To the ap® physics teacher

The AP ^® curriculum was designed to allow instructors flexibility in their approach to teaching the physics courses. College Physics for AP ^® Courses helps you orient students as they delve deeper into the world of physics. Each chapter includes a Connection for AP ^® Courses introduction that describes the AP ^® Physics Big Ideas, enduring understandings, and essential knowledge addressed in that chapter.

Each section starts with specific AP ^® learning objectives and includes essential concepts, illustrative examples, and science practices, along with suggestions for applying the learning objectives through take-home experiments, virtual lab investigations, and activities and questions for preparation and review.

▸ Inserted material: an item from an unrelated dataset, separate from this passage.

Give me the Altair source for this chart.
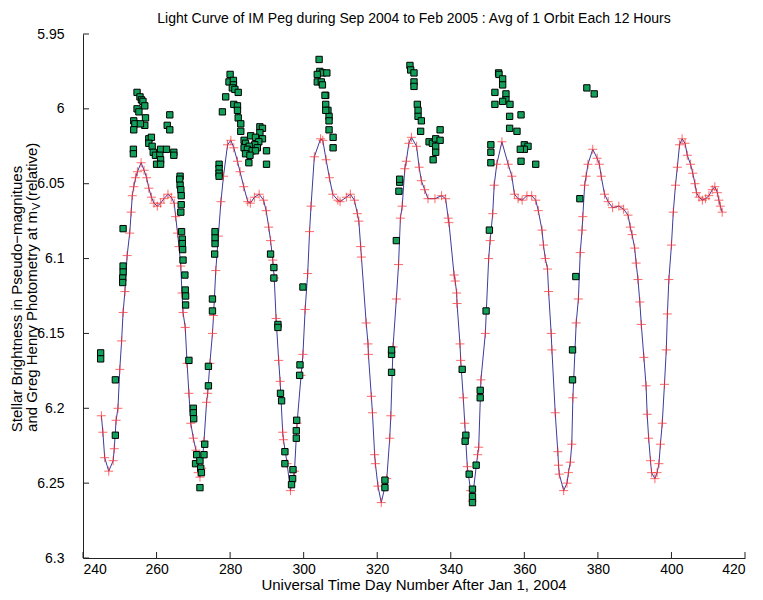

At the end of each section, students will find the Test Prep for AP ^® courses with multiple-choice and open-response questions addressing AP® learning objectives to help them prepare for the AP ^® exam.

College Physics for AP ^® Courses has been written to engage students in their exploration of physics and help them relate what they learn in the classroom to their lives outside of it. Physics underlies much of what is happening today in other sciences and in technology. Thus, the book content includes interesting facts and ideas that go beyond the scope of the AP ^® course. The AP ^® Connection in each chapter directs students to the material they should focus on for the AP ^® exam, and what content—although interesting—is not part of the AP ^® curriculum. Physics is a beautiful and fascinating science. It is in your hands to engage and inspire your students to dive into an amazing world of physics, so they can enjoy it beyond just preparation for the AP ^® exam.

Irina Lyublinskaya, PhD
Professor of Science Education